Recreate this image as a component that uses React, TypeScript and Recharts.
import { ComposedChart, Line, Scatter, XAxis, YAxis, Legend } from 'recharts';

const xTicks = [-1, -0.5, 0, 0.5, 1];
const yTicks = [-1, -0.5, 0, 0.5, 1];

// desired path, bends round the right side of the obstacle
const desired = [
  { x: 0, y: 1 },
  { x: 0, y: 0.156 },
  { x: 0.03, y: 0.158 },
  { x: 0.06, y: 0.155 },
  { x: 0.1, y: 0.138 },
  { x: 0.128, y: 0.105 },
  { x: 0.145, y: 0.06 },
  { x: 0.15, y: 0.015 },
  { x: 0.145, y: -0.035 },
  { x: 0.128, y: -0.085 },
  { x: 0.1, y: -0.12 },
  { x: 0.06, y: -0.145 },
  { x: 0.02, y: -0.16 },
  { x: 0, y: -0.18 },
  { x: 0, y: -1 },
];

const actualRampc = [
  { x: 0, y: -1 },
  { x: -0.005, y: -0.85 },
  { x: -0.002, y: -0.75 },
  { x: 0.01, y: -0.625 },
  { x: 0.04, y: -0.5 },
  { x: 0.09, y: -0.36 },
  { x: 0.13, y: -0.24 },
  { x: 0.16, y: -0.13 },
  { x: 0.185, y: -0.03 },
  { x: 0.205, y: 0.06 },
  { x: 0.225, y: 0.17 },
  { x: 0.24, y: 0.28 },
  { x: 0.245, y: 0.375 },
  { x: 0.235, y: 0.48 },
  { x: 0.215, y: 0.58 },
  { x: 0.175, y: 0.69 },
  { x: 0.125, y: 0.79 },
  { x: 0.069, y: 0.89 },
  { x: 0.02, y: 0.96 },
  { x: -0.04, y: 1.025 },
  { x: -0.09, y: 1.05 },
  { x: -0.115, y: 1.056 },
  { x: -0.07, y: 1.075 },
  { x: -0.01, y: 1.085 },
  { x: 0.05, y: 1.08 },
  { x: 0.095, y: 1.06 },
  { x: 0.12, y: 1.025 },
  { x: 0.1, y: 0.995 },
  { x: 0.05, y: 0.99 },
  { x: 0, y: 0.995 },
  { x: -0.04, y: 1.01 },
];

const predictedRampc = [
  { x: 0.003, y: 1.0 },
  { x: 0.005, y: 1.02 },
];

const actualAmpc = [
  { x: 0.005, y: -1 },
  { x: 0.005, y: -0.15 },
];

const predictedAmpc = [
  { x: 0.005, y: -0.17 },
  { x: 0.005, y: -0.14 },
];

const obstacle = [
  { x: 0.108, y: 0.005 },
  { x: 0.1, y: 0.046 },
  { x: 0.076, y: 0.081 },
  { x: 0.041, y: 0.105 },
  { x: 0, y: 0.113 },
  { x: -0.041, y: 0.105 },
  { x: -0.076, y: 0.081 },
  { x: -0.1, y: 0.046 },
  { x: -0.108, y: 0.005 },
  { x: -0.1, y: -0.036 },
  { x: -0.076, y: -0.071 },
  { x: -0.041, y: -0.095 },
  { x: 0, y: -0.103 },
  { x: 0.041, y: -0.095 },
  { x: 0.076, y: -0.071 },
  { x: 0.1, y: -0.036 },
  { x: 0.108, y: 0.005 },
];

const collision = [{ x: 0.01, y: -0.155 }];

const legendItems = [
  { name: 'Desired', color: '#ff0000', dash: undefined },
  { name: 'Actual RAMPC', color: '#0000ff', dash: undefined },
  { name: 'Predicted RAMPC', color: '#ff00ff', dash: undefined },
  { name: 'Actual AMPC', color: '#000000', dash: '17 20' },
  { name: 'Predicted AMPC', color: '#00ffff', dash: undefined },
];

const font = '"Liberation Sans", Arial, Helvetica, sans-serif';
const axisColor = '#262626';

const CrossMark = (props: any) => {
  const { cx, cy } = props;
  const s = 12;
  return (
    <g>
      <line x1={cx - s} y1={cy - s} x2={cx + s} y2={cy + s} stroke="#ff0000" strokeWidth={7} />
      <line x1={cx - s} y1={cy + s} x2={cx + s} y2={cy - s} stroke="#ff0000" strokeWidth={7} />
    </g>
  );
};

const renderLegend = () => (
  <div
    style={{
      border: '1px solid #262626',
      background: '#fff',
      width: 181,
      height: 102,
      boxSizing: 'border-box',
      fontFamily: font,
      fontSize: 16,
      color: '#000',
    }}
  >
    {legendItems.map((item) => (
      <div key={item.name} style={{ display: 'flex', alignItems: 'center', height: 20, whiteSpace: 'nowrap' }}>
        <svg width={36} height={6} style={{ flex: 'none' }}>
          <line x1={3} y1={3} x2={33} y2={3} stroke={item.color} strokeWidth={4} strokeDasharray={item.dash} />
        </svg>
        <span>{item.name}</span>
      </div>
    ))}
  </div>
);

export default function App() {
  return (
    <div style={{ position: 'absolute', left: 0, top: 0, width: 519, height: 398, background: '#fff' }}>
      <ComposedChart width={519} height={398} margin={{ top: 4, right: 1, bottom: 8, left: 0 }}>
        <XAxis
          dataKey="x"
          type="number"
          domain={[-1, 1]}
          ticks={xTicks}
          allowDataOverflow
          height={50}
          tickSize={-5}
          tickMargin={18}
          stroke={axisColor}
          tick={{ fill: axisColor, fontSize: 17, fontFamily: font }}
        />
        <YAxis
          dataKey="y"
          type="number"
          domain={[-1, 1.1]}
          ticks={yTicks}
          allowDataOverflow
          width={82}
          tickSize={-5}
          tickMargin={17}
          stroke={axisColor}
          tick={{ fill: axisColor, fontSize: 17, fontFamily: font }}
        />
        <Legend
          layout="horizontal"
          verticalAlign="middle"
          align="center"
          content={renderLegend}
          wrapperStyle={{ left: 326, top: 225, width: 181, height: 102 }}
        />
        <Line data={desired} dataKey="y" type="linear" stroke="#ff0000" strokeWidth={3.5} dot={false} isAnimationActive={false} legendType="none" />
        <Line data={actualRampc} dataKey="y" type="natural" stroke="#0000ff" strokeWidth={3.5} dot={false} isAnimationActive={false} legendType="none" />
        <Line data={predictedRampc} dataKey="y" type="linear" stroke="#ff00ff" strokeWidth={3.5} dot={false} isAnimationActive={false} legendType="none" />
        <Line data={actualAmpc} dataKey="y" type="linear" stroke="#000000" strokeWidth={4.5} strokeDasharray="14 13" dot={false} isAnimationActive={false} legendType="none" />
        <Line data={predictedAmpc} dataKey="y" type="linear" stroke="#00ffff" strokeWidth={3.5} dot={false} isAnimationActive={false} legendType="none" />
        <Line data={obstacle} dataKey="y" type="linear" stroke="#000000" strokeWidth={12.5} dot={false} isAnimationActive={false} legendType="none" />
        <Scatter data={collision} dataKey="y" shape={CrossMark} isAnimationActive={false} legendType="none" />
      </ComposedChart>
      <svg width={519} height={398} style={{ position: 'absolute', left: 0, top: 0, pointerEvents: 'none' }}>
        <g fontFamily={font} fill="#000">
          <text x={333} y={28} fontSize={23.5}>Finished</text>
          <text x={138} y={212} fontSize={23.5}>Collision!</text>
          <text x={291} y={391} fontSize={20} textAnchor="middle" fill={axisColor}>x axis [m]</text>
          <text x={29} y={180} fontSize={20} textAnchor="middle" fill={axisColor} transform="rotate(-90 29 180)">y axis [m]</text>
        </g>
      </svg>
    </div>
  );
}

———

■ Objective ■
Copy out the material word for word and line for line.

■ Answer in full ■
Recreate this image as a component that uses React, TypeScript and Recharts.
import { ComposedChart, Line, Scatter, XAxis, YAxis, Legend } from 'recharts';

const xTicks = [-1, -0.5, 0, 0.5, 1];
const yTicks = [-1, -0.5, 0, 0.5, 1];

// desired path, bends round the right side of the obstacle
const desired = [
  { x: 0, y: 1 },
  { x: 0, y: 0.156 },
  { x: 0.03, y: 0.158 },
  { x: 0.06, y: 0.155 },
  { x: 0.1, y: 0.138 },
  { x: 0.128, y: 0.105 },
  { x: 0.145, y: 0.06 },
  { x: 0.15, y: 0.015 },
  { x: 0.145, y: -0.035 },
  { x: 0.128, y: -0.085 },
  { x: 0.1, y: -0.12 },
  { x: 0.06, y: -0.145 },
  { x: 0.02, y: -0.16 },
  { x: 0, y: -0.18 },
  { x: 0, y: -1 },
];

const actualRampc = [
  { x: 0, y: -1 },
  { x: -0.005, y: -0.85 },
  { x: -0.002, y: -0.75 },
  { x: 0.01, y: -0.625 },
  { x: 0.04, y: -0.5 },
  { x: 0.09, y: -0.36 },
  { x: 0.13, y: -0.24 },
  { x: 0.16, y: -0.13 },
  { x: 0.185, y: -0.03 },
  { x: 0.205, y: 0.06 },
  { x: 0.225, y: 0.17 },
  { x: 0.24, y: 0.28 },
  { x: 0.245, y: 0.375 },
  { x: 0.235, y: 0.48 },
  { x: 0.215, y: 0.58 },
  { x: 0.175, y: 0.69 },
  { x: 0.125, y: 0.79 },
  { x: 0.069, y: 0.89 },
  { x: 0.02, y: 0.96 },
  { x: -0.04, y: 1.025 },
  { x: -0.09, y: 1.05 },
  { x: -0.115, y: 1.056 },
  { x: -0.07, y: 1.075 },
  { x: -0.01, y: 1.085 },
  { x: 0.05, y: 1.08 },
  { x: 0.095, y: 1.06 },
  { x: 0.12, y: 1.025 },
  { x: 0.1, y: 0.995 },
  { x: 0.05, y: 0.99 },
  { x: 0, y: 0.995 },
  { x: -0.04, y: 1.01 },
];

const predictedRampc = [
  { x: 0.003, y: 1.0 },
  { x: 0.005, y: 1.02 },
];

const actualAmpc = [
  { x: 0.005, y: -1 },
  { x: 0.005, y: -0.15 },
];

const predictedAmpc = [
  { x: 0.005, y: -0.17 },
  { x: 0.005, y: -0.14 },
];

const obstacle = [
  { x: 0.108, y: 0.005 },
  { x: 0.1, y: 0.046 },
  { x: 0.076, y: 0.081 },
  { x: 0.041, y: 0.105 },
  { x: 0, y: 0.113 },
  { x: -0.041, y: 0.105 },
  { x: -0.076, y: 0.081 },
  { x: -0.1, y: 0.046 },
  { x: -0.108, y: 0.005 },
  { x: -0.1, y: -0.036 },
  { x: -0.076, y: -0.071 },
  { x: -0.041, y: -0.095 },
  { x: 0, y: -0.103 },
  { x: 0.041, y: -0.095 },
  { x: 0.076, y: -0.071 },
  { x: 0.1, y: -0.036 },
  { x: 0.108, y: 0.005 },
];

const collision = [{ x: 0.01, y: -0.155 }];

const legendItems = [
  { name: 'Desired', color: '#ff0000', dash: undefined },
  { name: 'Actual RAMPC', color: '#0000ff', dash: undefined },
  { name: 'Predicted RAMPC', color: '#ff00ff', dash: undefined },
  { name: 'Actual AMPC', color: '#000000', dash: '17 20' },
  { name: 'Predicted AMPC', color: '#00ffff', dash: undefined },
];

const font = '"Liberation Sans", Arial, Helvetica, sans-serif';
const axisColor = '#262626';

const CrossMark = (props: any) => {
  const { cx, cy } = props;
  const s = 12;
  return (
    <g>
      <line x1={cx - s} y1={cy - s} x2={cx + s} y2={cy + s} stroke="#ff0000" strokeWidth={7} />
      <line x1={cx - s} y1={cy + s} x2={cx + s} y2={cy - s} stroke="#ff0000" strokeWidth={7} />
    </g>
  );
};

const renderLegend = () => (
  <div
    style={{
      border: '1px solid #262626',
      background: '#fff',
      width: 181,
      height: 102,
      boxSizing: 'border-box',
      fontFamily: font,
      fontSize: 16,
      color: '#000',
    }}
  >
    {legendItems.map((item) => (
      <div key={item.name} style={{ display: 'flex', alignItems: 'center', height: 20, whiteSpace: 'nowrap' }}>
        <svg width={36} height={6} style={{ flex: 'none' }}>
          <line x1={3} y1={3} x2={33} y2={3} stroke={item.color} strokeWidth={4} strokeDasharray={item.dash} />
        </svg>
        <span>{item.name}</span>
      </div>
    ))}
  </div>
);

export default function App() {
  return (
    <div style={{ position: 'absolute', left: 0, top: 0, width: 519, height: 398, background: '#fff' }}>
      <ComposedChart width={519} height={398} margin={{ top: 4, right: 1, bottom: 8, left: 0 }}>
        <XAxis
          dataKey="x"
          type="number"
          domain={[-1, 1]}
          ticks={xTicks}
          allowDataOverflow
          height={50}
          tickSize={-5}
          tickMargin={18}
          stroke={axisColor}
          tick={{ fill: axisColor, fontSize: 17, fontFamily: font }}
        />
        <YAxis
          dataKey="y"
          type="number"
          domain={[-1, 1.1]}
          ticks={yTicks}
          allowDataOverflow
          width={82}
          tickSize={-5}
          tickMargin={17}
          stroke={axisColor}
          tick={{ fill: axisColor, fontSize: 17, fontFamily: font }}
        />
        <Legend
          layout="horizontal"
          verticalAlign="middle"
          align="center"
          content={renderLegend}
          wrapperStyle={{ left: 326, top: 225, width: 181, height: 102 }}
        />
        <Line data={desired} dataKey="y" type="linear" stroke="#ff0000" strokeWidth={3.5} dot={false} isAnimationActive={false} legendType="none" />
        <Line data={actualRampc} dataKey="y" type="natural" stroke="#0000ff" strokeWidth={3.5} dot={false} isAnimationActive={false} legendType="none" />
        <Line data={predictedRampc} dataKey="y" type="linear" stroke="#ff00ff" strokeWidth={3.5} dot={false} isAnimationActive={false} legendType="none" />
        <Line data={actualAmpc} dataKey="y" type="linear" stroke="#000000" strokeWidth={4.5} strokeDasharray="14 13" dot={false} isAnimationActive={false} legendType="none" />
        <Line data={predictedAmpc} dataKey="y" type="linear" stroke="#00ffff" strokeWidth={3.5} dot={false} isAnimationActive={false} legendType="none" />
        <Line data={obstacle} dataKey="y" type="linear" stroke="#000000" strokeWidth={12.5} dot={false} isAnimationActive={false} legendType="none" />
        <Scatter data={collision} dataKey="y" shape={CrossMark} isAnimationActive={false} legendType="none" />
      </ComposedChart>
      <svg width={519} height={398} style={{ position: 'absolute', left: 0, top: 0, pointerEvents: 'none' }}>
        <g fontFamily={font} fill="#000">
          <text x={333} y={28} fontSize={23.5}>Finished</text>
          <text x={138} y={212} fontSize={23.5}>Collision!</text>
          <text x={291} y={391} fontSize={20} textAnchor="middle" fill={axisColor}>x axis [m]</text>
          <text x={29} y={180} fontSize={20} textAnchor="middle" fill={axisColor} transform="rotate(-90 29 180)">y axis [m]</text>
        </g>
      </svg>
    </div>
  );
}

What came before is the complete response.